→ **The input**
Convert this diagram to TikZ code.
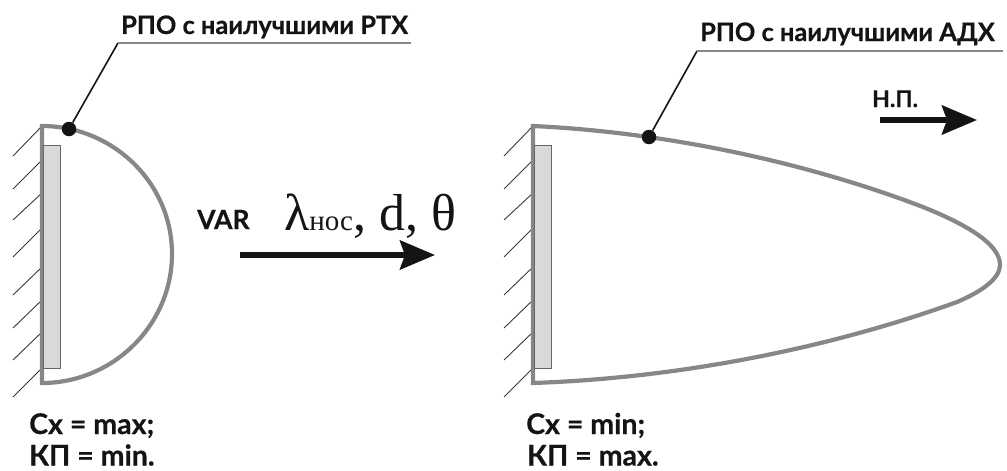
\documentclass[tikz,border=0pt]{standalone}
\usepackage{fontspec}
\setmainfont{Lato}[BoldFont={Lato Bold},BoldFeatures={FakeBold=0.5}]
\newfontfamily\serifgr{Liberation Serif}
\usetikzlibrary{arrows.meta}
\definecolor{shell}{gray}{0.53}
\definecolor{ink}{gray}{0.08}
\definecolor{plate}{gray}{0.85}
\definecolor{plateedge}{gray}{0.4}
\tikzset{x=1pt,y=-1pt,
  shellline/.style={draw=shell,line width=4.2pt,line join=miter},
  hatchline/.style={draw=ink!85!white,line width=0.9pt},
  plate box/.style={draw=plateedge,fill=plate,line width=0.9pt,outer sep=0pt},
  lead/.style={draw=ink,line width=1.6pt},
  shelf/.style={draw=shell,line width=1.3pt},
  pointdot/.style={circle,fill=ink,inner sep=0pt,minimum size=14.5pt},
  lbl/.style={font=\bfseries\fontsize{25.4}{28}\selectfont,text=ink,inner sep=0pt},
  lblbig/.style={font=\bfseries\fontsize{28.5}{31}\selectfont,text=ink,inner sep=0pt},
  bigarrow/.style={draw=ink,line width=5.6pt,-{Stealth[length=35pt,width=29pt,inset=5pt]}}
}
\begin{document}
\begin{tikzpicture}
\useasboundingbox (0,0) rectangle (1007,471);
% left wall hatching
\foreach \y/\z in {126/156,160/189,193/220,228/257,267/295,300/328,332/360,368/397}{
  \draw[hatchline] (42,\y) -- (13,\z);
  \draw[hatchline] (533,\y) -- (504,\z);
}
% left shell
\draw[shellline] (42,383) -- (42,126) .. controls (113,126) and (172,183) .. (172,254)
   .. controls (172,325) and (113,383) .. (42,383) -- cycle;
\node[plate box,minimum width=17pt,minimum height=223pt,inner sep=0pt,anchor=north west] (plateL) at (43,145.5) {};
% right shell
\draw[shellline] (533,383) -- (533,126) .. controls (660,132) and (800,160) .. (923,207)
   .. controls (970,226) and (1000,245) .. (1000,265)
   .. controls (1000,278) and (983,291) .. (957,302)
   .. controls (830,348) and (680,378) .. (533,383) -- cycle;
\node[plate box,minimum width=17pt,minimum height=223pt,inner sep=0pt,anchor=north west] (plateR) at (534,145.5) {};
% labels
\node[lbl,anchor=base west] (lblL) at (121,34) {РПО с наилучшими РТХ};
\node[lbl,anchor=base west] (lblR) at (700,41) {РПО с наилучшими АДХ};
\node[lbl,anchor=base west,font=\bfseries\fontsize{26.5}{29}\selectfont] (var) at (197,229) {VAR};
\node[lbl,anchor=base west,font=\bfseries\fontsize{23}{26}\selectfont] (np) at (872,107) {Н.П.};
\node[lblbig,anchor=base west] (a1) at (29,434) {Cx = max;};
\node[lblbig,anchor=base west] (a2) at (29,465.5) {КП = min.};
\node[lblbig,anchor=base west] (b1) at (526,434) {Cx = min;};
\node[lblbig,anchor=base west] (b2) at (527,465.5) {КП = max.};
\node[anchor=base west,inner sep=0pt,text=ink] (vars) at (284,230)
  {\serifgr\fontsize{52}{55}\selectfont λ\fontsize{29}{32}\selectfont нос\fontsize{52}{55}\selectfont, d, θ};
% leaders
\node[pointdot] (dotL) at (69,129) {};
\node[pointdot] (dotR) at (649,137) {};
\coordinate (kneeL) at (118,43);
\coordinate (endL) at (411,43);
\coordinate (kneeR) at (697,51);
\coordinate (endR) at (1003,51);
\draw[lead] (dotL) -- (kneeL);
\draw[shelf] (kneeL) -- (endL);
\draw[lead] (dotR) -- (kneeR);
\draw[shelf] (kneeR) -- (endR);
% arrows
\coordinate (a1s) at (240,255);
\coordinate (a1e) at (435,255);
\coordinate (a2s) at (880,120);
\coordinate (a2e) at (977,120);
\draw[bigarrow] (a1s) -- (a1e);
\draw[bigarrow] (a2s) -- (a2e);
\end{tikzpicture}
\end{document}
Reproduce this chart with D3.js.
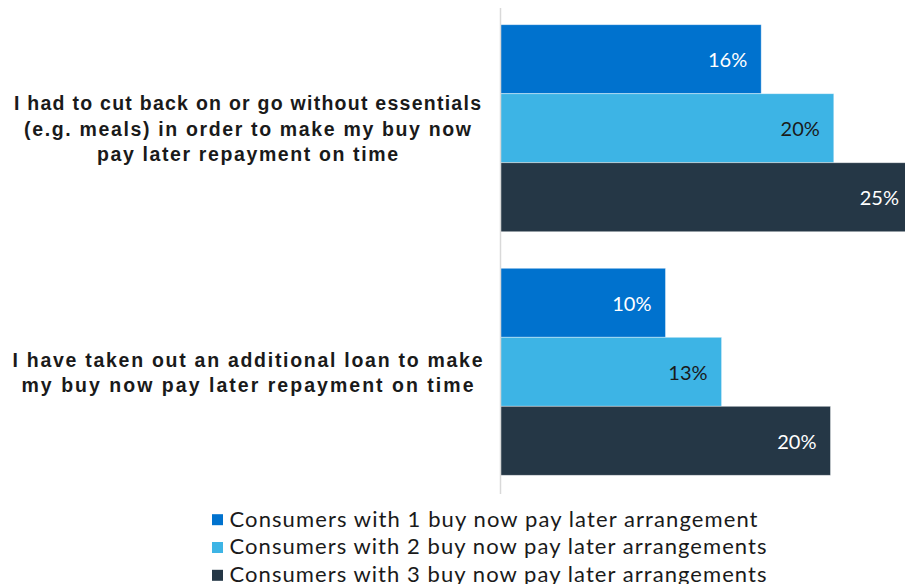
<!DOCTYPE html>
<html><head><meta charset="utf-8">
<script src="https://cdn.jsdelivr.net/npm/d3@7"></script>
<style>body{margin:0;background:#fff}svg{display:block}</style>
</head><body>
<script>
const categories = [
  ["I had to cut back on or go without essentials", "(e.g. meals) in order to make my buy now", "pay later repayment on time"],
  ["I have taken out an additional loan to make", "my buy now pay later repayment on time"]
];
const seriesNames = [
  "Consumers with 1 buy now pay later arrangement",
  "Consumers with 2 buy now pay later arrangements",
  "Consumers with 3 buy now pay later arrangements"
];
const oneArrangement = [15.8, 10.0];
const twoArrangements = [20.2, 13.4];
const threeArrangements = [25.0, 20.0];
const colors = ["#0072CE", "#3DB4E5", "#253746"];
const labelColors = ["#ffffff", "#1a1a1a", "#ffffff"];

const catLineWidths = [[467, 447, 301], [470, 452]];
const legendWidths = [528, 537, 537];

const W = 905, H = 584;
const svg = d3.select("body").append("svg").attr("width", W).attr("height", H);
const series = [oneArrangement, twoArrangements, threeArrangements];

const x = d3.scaleLinear().domain([0, 25]).range([500.5, 913]);
const y0 = d3.scaleBand().domain(d3.range(categories.length)).range([24.7, 475.3]).paddingInner(0.15).paddingOuter(0);
const y1 = d3.scaleBand().domain(d3.range(series.length)).range([0, y0.bandwidth()]);

// bars
const g = svg.append("g");
categories.forEach((c, ci) => {
  series.forEach((s, si) => {
    const yy = y0(ci) + y1(si);
    g.append("rect").attr("x", x(0)).attr("y", yy)
      .attr("width", x(s[ci]) - x(0)).attr("height", y1.bandwidth())
      .attr("fill", colors[si]).attr("stroke", "#ffffff").attr("stroke-opacity", 0.5).attr("stroke-width", 0.8);
    g.append("text").attr("x", Math.min(x(s[ci]), 913) - 14).attr("y", yy + y1.bandwidth() / 2)
      .attr("dy", "0.4em").attr("text-anchor", "end")
      .attr("font-family", "Lato, 'Open Sans', sans-serif").attr("font-size", 20)
      .attr("fill", labelColors[si]).text(d3.format(".0f")(s[ci]) + "%");
  });
});

// axis line
svg.append("line").attr("x1", x(0)).attr("x2", x(0)).attr("y1", 8).attr("y2", 494)
  .attr("stroke", "#d9d9d9").attr("stroke-width", 1.5);

// category labels
categories.forEach((lines, ci) => {
  const cy = y0(ci) + y0.bandwidth() / 2;
  const lh = 25.5;
  lines.forEach((ln, i) => {
    svg.append("text").attr("text-anchor", "middle")
      .attr("font-family", "'Liberation Sans', Arial, sans-serif").attr("font-weight", "bold")
      .attr("font-size", 19.5).attr("fill", "#1a1a1a")
      .attr("x", 247.5)
      .attr("y", cy + (i - (lines.length - 1) / 2) * lh + 7.7)
      .attr("textLength", catLineWidths[ci][i]).attr("lengthAdjust", "spacing")
      .text(ln);
  });
});

// legend
const lg = svg.append("g");
seriesNames.forEach((n, i) => {
  const yy = 519.7 + i * 27.8;
  lg.append("rect").attr("x", 212).attr("y", yy - 5.5).attr("width", 11).attr("height", 11).attr("fill", colors[i]);
  lg.append("text").attr("x", 229.5).attr("y", yy + 6.8)
    .attr("font-family", "Lato, 'Open Sans', sans-serif").attr("font-size", 22)
    .attr("textLength", legendWidths[i]).attr("lengthAdjust", "spacing")
    .attr("fill", "#1a1a1a").text(n);
});
</script>
</body></html>
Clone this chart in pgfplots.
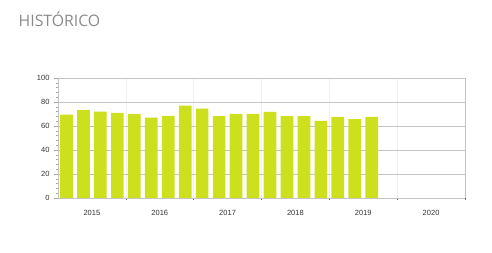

→ **Aim of the task**
Your job is to transcribe the entries above exactly; skip the pictures.

→ **Answer**
Convert this diagram to TikZ code.
\documentclass[tikz,border=0pt]{standalone}
\usepackage{fontspec}
\setmainfont{Lato}[BoldFont={Lato Bold},BoldFeatures={FakeBold=0.5}]
\newfontfamily\serifgr{Liberation Serif}
\usetikzlibrary{arrows.meta}
\definecolor{shell}{gray}{0.53}
\definecolor{ink}{gray}{0.08}
\definecolor{plate}{gray}{0.85}
\definecolor{plateedge}{gray}{0.4}
\tikzset{x=1pt,y=-1pt,
  shellline/.style={draw=shell,line width=4.2pt,line join=miter},
  hatchline/.style={draw=ink!85!white,line width=0.9pt},
  plate box/.style={draw=plateedge,fill=plate,line width=0.9pt,outer sep=0pt},
  lead/.style={draw=ink,line width=1.6pt},
  shelf/.style={draw=shell,line width=1.3pt},
  pointdot/.style={circle,fill=ink,inner sep=0pt,minimum size=14.5pt},
  lbl/.style={font=\bfseries\fontsize{25.4}{28}\selectfont,text=ink,inner sep=0pt},
  lblbig/.style={font=\bfseries\fontsize{28.5}{31}\selectfont,text=ink,inner sep=0pt},
  bigarrow/.style={draw=ink,line width=5.6pt,-{Stealth[length=35pt,width=29pt,inset=5pt]}}
}
\begin{document}
\begin{tikzpicture}
\useasboundingbox (0,0) rectangle (1007,471);
% left wall hatching
\foreach \y/\z in {126/156,160/189,193/220,228/257,267/295,300/328,332/360,368/397}{
  \draw[hatchline] (42,\y) -- (13,\z);
  \draw[hatchline] (533,\y) -- (504,\z);
}
% left shell
\draw[shellline] (42,383) -- (42,126) .. controls (113,126) and (172,183) .. (172,254)
   .. controls (172,325) and (113,383) .. (42,383) -- cycle;
\node[plate box,minimum width=17pt,minimum height=223pt,inner sep=0pt,anchor=north west] (plateL) at (43,145.5) {};
% right shell
\draw[shellline] (533,383) -- (533,126) .. controls (660,132) and (800,160) .. (923,207)
   .. controls (970,226) and (1000,245) .. (1000,265)
   .. controls (1000,278) and (983,291) .. (957,302)
   .. controls (830,348) and (680,378) .. (533,383) -- cycle;
\node[plate box,minimum width=17pt,minimum height=223pt,inner sep=0pt,anchor=north west] (plateR) at (534,145.5) {};
% labels
\node[lbl,anchor=base west] (lblL) at (121,34) {РПО с наилучшими РТХ};
\node[lbl,anchor=base west] (lblR) at (700,41) {РПО с наилучшими АДХ};
\node[lbl,anchor=base west,font=\bfseries\fontsize{26.5}{29}\selectfont] (var) at (197,229) {VAR};
\node[lbl,anchor=base west,font=\bfseries\fontsize{23}{26}\selectfont] (np) at (872,107) {Н.П.};
\node[lblbig,anchor=base west] (a1) at (29,434) {Cx = max;};
\node[lblbig,anchor=base west] (a2) at (29,465.5) {КП = min.};
\node[lblbig,anchor=base west] (b1) at (526,434) {Cx = min;};
\node[lblbig,anchor=base west] (b2) at (527,465.5) {КП = max.};
\node[anchor=base west,inner sep=0pt,text=ink] (vars) at (284,230)
  {\serifgr\fontsize{52}{55}\selectfont λ\fontsize{29}{32}\selectfont нос\fontsize{52}{55}\selectfont, d, θ};
% leaders
\node[pointdot] (dotL) at (69,129) {};
\node[pointdot] (dotR) at (649,137) {};
\coordinate (kneeL) at (118,43);
\coordinate (endL) at (411,43);
\coordinate (kneeR) at (697,51);
\coordinate (endR) at (1003,51);
\draw[lead] (dotL) -- (kneeL);
\draw[shelf] (kneeL) -- (endL);
\draw[lead] (dotR) -- (kneeR);
\draw[shelf] (kneeR) -- (endR);
% arrows
\coordinate (a1s) at (240,255);
\coordinate (a1e) at (435,255);
\coordinate (a2s) at (880,120);
\coordinate (a2e) at (977,120);
\draw[bigarrow] (a1s) -- (a1e);
\draw[bigarrow] (a2s) -- (a2e);
\end{tikzpicture}
\end{document}
Reproduce this chart with D3.js.
<!DOCTYPE html>
<html><head><meta charset="utf-8">
<script src="https://cdn.jsdelivr.net/npm/d3@7"></script>
<style>body{margin:0;background:#fff}svg{display:block}</style>
</head><body>
<script>
const categories = [
  ["I had to cut back on or go without essentials", "(e.g. meals) in order to make my buy now", "pay later repayment on time"],
  ["I have taken out an additional loan to make", "my buy now pay later repayment on time"]
];
const seriesNames = [
  "Consumers with 1 buy now pay later arrangement",
  "Consumers with 2 buy now pay later arrangements",
  "Consumers with 3 buy now pay later arrangements"
];
const oneArrangement = [15.8, 10.0];
const twoArrangements = [20.2, 13.4];
const threeArrangements = [25.0, 20.0];
const colors = ["#0072CE", "#3DB4E5", "#253746"];
const labelColors = ["#ffffff", "#1a1a1a", "#ffffff"];

const catLineWidths = [[467, 447, 301], [470, 452]];
const legendWidths = [528, 537, 537];

const W = 905, H = 584;
const svg = d3.select("body").append("svg").attr("width", W).attr("height", H);
const series = [oneArrangement, twoArrangements, threeArrangements];

const x = d3.scaleLinear().domain([0, 25]).range([500.5, 913]);
const y0 = d3.scaleBand().domain(d3.range(categories.length)).range([24.7, 475.3]).paddingInner(0.15).paddingOuter(0);
const y1 = d3.scaleBand().domain(d3.range(series.length)).range([0, y0.bandwidth()]);

// bars
const g = svg.append("g");
categories.forEach((c, ci) => {
  series.forEach((s, si) => {
    const yy = y0(ci) + y1(si);
    g.append("rect").attr("x", x(0)).attr("y", yy)
      .attr("width", x(s[ci]) - x(0)).attr("height", y1.bandwidth())
      .attr("fill", colors[si]).attr("stroke", "#ffffff").attr("stroke-opacity", 0.5).attr("stroke-width", 0.8);
    g.append("text").attr("x", Math.min(x(s[ci]), 913) - 14).attr("y", yy + y1.bandwidth() / 2)
      .attr("dy", "0.4em").attr("text-anchor", "end")
      .attr("font-family", "Lato, 'Open Sans', sans-serif").attr("font-size", 20)
      .attr("fill", labelColors[si]).text(d3.format(".0f")(s[ci]) + "%");
  });
});

// axis line
svg.append("line").attr("x1", x(0)).attr("x2", x(0)).attr("y1", 8).attr("y2", 494)
  .attr("stroke", "#d9d9d9").attr("stroke-width", 1.5);

// category labels
categories.forEach((lines, ci) => {
  const cy = y0(ci) + y0.bandwidth() / 2;
  const lh = 25.5;
  lines.forEach((ln, i) => {
    svg.append("text").attr("text-anchor", "middle")
      .attr("font-family", "'Liberation Sans', Arial, sans-serif").attr("font-weight", "bold")
      .attr("font-size", 19.5).attr("fill", "#1a1a1a")
      .attr("x", 247.5)
      .attr("y", cy + (i - (lines.length - 1) / 2) * lh + 7.7)
      .attr("textLength", catLineWidths[ci][i]).attr("lengthAdjust", "spacing")
      .text(ln);
  });
});

// legend
const lg = svg.append("g");
seriesNames.forEach((n, i) => {
  const yy = 519.7 + i * 27.8;
  lg.append("rect").attr("x", 212).attr("y", yy - 5.5).attr("width", 11).attr("height", 11).attr("fill", colors[i]);
  lg.append("text").attr("x", 229.5).attr("y", yy + 6.8)
    .attr("font-family", "Lato, 'Open Sans', sans-serif").attr("font-size", 22)
    .attr("textLength", legendWidths[i]).attr("lengthAdjust", "spacing")
    .attr("fill", "#1a1a1a").text(n);
});
</script>
</body></html>
Clone this chart in pgfplots.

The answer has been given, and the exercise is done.